Em paralelo à rentabilidade de plantar em real e colher em dólar, o desempenho recorde em volume de produção do setor agrícola em 2020 também impulsiona os resultados da companhia. Segundo a Confederação da Agricultura e Pecuária do Brasil (CNA), o Produto Interno Bruto (PIB) do setor fechou o ano com uma alta de 9%. Para este ano, o crescimento estimado é de 3%, o equivalente a R$ 1,8 trilhão. Essa nova perspectiva para o agronegócio acontece em um cenário de exportação recorde, somando US$ 93,6 bilhões, e de disparada de preços dos alimentos, com a inflação fechando o ano de 2020 em alta de 4,5%.

Além disso, os produtos que puxaram para cima o Índice de Preços ao Consumidor Amplo (IPCA) em 2020 foram o óleo de soja (alta de 103,7%) e o arroz (76%).

Para a líder mundial na produção de soja, uma série de fatores colocou o item no topo da lista. Entre eles está o crescimento expressivo na demanda interna e externa, e o cenário de estoques globais, principalmente para países como a China. “A atuação do Brasil na manutenção de alimentos foi nota 10, tanto que o País conseguiu dar conta da demanda interna e de outros países, mas isso acabou resultando na alta dos preços”, disse Paulo Sousa. Para o CEO da Cargill, a tendência é de crescimento no preço também para as carnes, principalmente pela grande demanda chinesa pelo produto. “Esse é um cenário que não dará muito alívio para o consumidor neste ano, principalmente porque o estoque global das commodities agrícolas deve permanecer”.

Em paralelo aos movimentos de franca expansão no mercado brasileiro, a Cargill deve romper sua participação na joint venture com a Copersucar.

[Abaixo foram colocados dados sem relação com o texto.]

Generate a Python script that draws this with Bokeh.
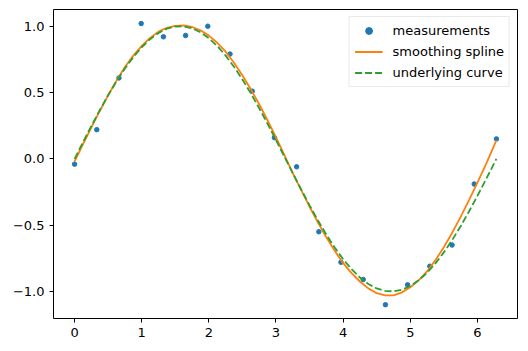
from bokeh.plotting import figure
from bokeh.models import Range1d, FixedTicker, CustomJSTickFormatter, Legend, LegendItem
from bokeh.embed import file_html
from bokeh.resources import INLINE

# measurements
meas_x = [0.0, 0.331, 0.661, 0.992, 1.323, 1.653, 1.984, 2.315, 2.646, 2.976,
          3.307, 3.638, 3.968, 4.299, 4.630, 4.960, 5.291, 5.622, 5.952, 6.283]
meas_y = [-0.04, 0.22, 0.61, 1.02, 0.92, 0.93, 1.00, 0.79, 0.51, 0.16,
          -0.06, -0.55, -0.78, -0.91, -1.10, -0.95, -0.81, -0.65, -0.19, 0.15]

# curves
curve_x = [0.0, 0.125, 0.25, 0.375, 0.5, 0.625, 0.75, 0.875, 1.0, 1.125, 1.25, 1.375,
           1.5, 1.625, 1.75, 1.875, 2.0, 2.125, 2.25, 2.375, 2.5, 2.625, 2.75, 2.875,
           3.0, 3.125, 3.25, 3.375, 3.5, 3.625, 3.75, 3.875, 4.0, 4.125, 4.25, 4.375,
           4.5, 4.625, 4.75, 4.875, 5.0, 5.125, 5.25, 5.375, 5.5, 5.625, 5.75, 5.875,
           6.0, 6.125, 6.25, 6.283]
spline_y = [-0.020, 0.110, 0.237, 0.361, 0.479, 0.590, 0.692, 0.778, 0.852, 0.912,
            0.959, 0.988, 1.003, 1.006, 0.994, 0.969, 0.929, 0.875, 0.808, 0.724,
            0.629, 0.524, 0.412, 0.289, 0.161, 0.027, -0.108, -0.236, -0.361, -0.480,
            -0.592, -0.694, -0.787, -0.862, -0.925, -0.977, -1.013, -1.029, -1.029,
            -1.007, -0.969, -0.916, -0.849, -0.764, -0.666, -0.557, -0.438, -0.312,
            -0.179, -0.043, 0.102, 0.140]
true_y = [0.0, 0.1247, 0.2474, 0.3663, 0.4794, 0.5851, 0.6816, 0.7675, 0.8415, 0.9023,
          0.9490, 0.9809, 0.9975, 0.9985, 0.9840, 0.9541, 0.9093, 0.8504, 0.7781, 0.6937,
          0.5985, 0.4939, 0.3817, 0.2634, 0.1411, 0.0166, -0.1082, -0.2313, -0.3508,
          -0.4648, -0.5716, -0.6694, -0.7568, -0.8324, -0.8950, -0.9437, -0.9775,
          -0.9962, -0.9993, -0.9867, -0.9589, -0.9161, -0.8589, -0.7885, -0.7055,
          -0.6115, -0.5083, -0.3969, -0.2794, -0.1575, -0.0332, 0.0]

x_ticks = [0, 1, 2, 3, 4, 5, 6]
y_ticks = [-1.0, -0.5, 0.0, 0.5, 1.0]

p = figure(width=528, height=351, output_backend="svg", toolbar_location=None,
           x_range=Range1d(-0.314, 6.597), y_range=Range1d(-1.204, 1.126),
           min_border_left=53, min_border_right=11, min_border_top=9, min_border_bottom=33)

p.background_fill_color = "white"
p.border_fill_color = "white"
p.outline_line_color = "black"
p.outline_line_width = 1
p.xgrid.visible = False
p.ygrid.visible = False

r_meas = p.scatter(meas_x, meas_y, size=4.5, color="#1f77b4")
r_spline = p.line(curve_x, spline_y, line_color="#ff7f0e", line_width=1.8)
r_true = p.line(curve_x, true_y, line_color="#2ca02c", line_width=1.8, line_dash="7 3")

for ax in (p.xaxis[0], p.yaxis[0]):
    ax.axis_line_color = None
    ax.major_tick_out = 4
    ax.major_tick_in = 0
    ax.minor_tick_line_color = None
    ax.major_tick_line_color = "black"
    ax.major_label_text_font = "DejaVu Sans"
    ax.major_label_text_font_size = "13px"
    ax.major_label_text_color = "black"
    ax.major_label_standoff = 5

p.xaxis[0].ticker = FixedTicker(ticks=x_ticks)
p.yaxis[0].ticker = FixedTicker(ticks=y_ticks)
p.xaxis[0].formatter = CustomJSTickFormatter(code="return tick.toFixed(0).replace('-', '\u2212');")
p.yaxis[0].formatter = CustomJSTickFormatter(code="return tick.toFixed(1).replace('-', '\u2212');")

legend = Legend(items=[
    LegendItem(label="measurements", renderers=[r_meas]),
    LegendItem(label="smoothing spline", renderers=[r_spline]),
    LegendItem(label="underlying curve", renderers=[r_true]),
], location="top_right")
legend.label_text_font = "DejaVu Sans"
legend.label_text_font_size = "13px"
legend.label_text_color = "black"
legend.border_line_color = "#d5d5d5"
legend.border_line_width = 1
legend.background_fill_alpha = 0.8
legend.glyph_width = 28
legend.glyph_height = 17
legend.label_height = 17
legend.spacing = 4
legend.padding = 5
legend.margin = 7
legend.label_standoff = 10
p.add_layout(legend)

open("out.html", "w").write(file_html(p, INLINE))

Em comunicado divulgado pela global de açúcar e etanol, é confirmada a discussão de um acordo para torná-la a acionista totalitária da Alvean, líder nos mercados globais de açúcar. Hoje, Cargill e Copersucar possuem 50%, cada, das ações da empresa originária da fusão. Procurada, a Cargill não quis comentar os motivos da decisão.

IMAGEM COMPROMETIDA Após a declaração do presidente francês Emmanuel Macron, no dia 12, de que “continuar dependendo da soja brasileira é endossar o desmatamento da Amazônia”, o nível de conhecimento do agronegócio brasileiro pelos mercados externos foi colocado em cheque. Para Sousa, a afirmação do presidente francês reflete a necessidade de melhora na comunicação do setor com o mundo. “Tem sempre os desinformados ou mal intencionados que querem ligar a produção de soja à Amazônia. No caso dele, com certeza foi mal orientado”, disse Sousa. O equívoco com relação ao bioma não torna menos importante a discussão sobre a questão ambiental no Brasil, que, segundo dados do Instituto Nacional de Pesquisas Espaciais (INPE), registrou em 2020 o maior desmatamento da Amazônia em 12 anos, com um crescimento de 9,5% na área atingida.

Esses resultados negativos comprometem a imagem do País. E da Cargill. Em relatório da Mighty Earth, organização de campanha ambiental global, em dezembro do 2020, a companhia foi apontada, junto com a JSL, como a principal empresa responsável pelo desmatamento em áreas da Amazônia e do cerrado. Segundo o estudo, a Cargill estaria ligada ao desaparecimento de 61.260 hectares nos dois biomas brasileiros, uma área quase do tamanho de Chicago, nos Estados Unidos. Defendendo o compromisso da empresa com a sustentabilidade, Sousa alega que o Brasil possui um código florestal excelente, mas que os brasileiros de maneira geral não conseguiram, até agora, implementá-lo em sua totalidade. “Isso abre espaço para críticas, e com razão. A Cargill não é o problema, pelo contrário, faz parte da solução”, afirmou o CEO.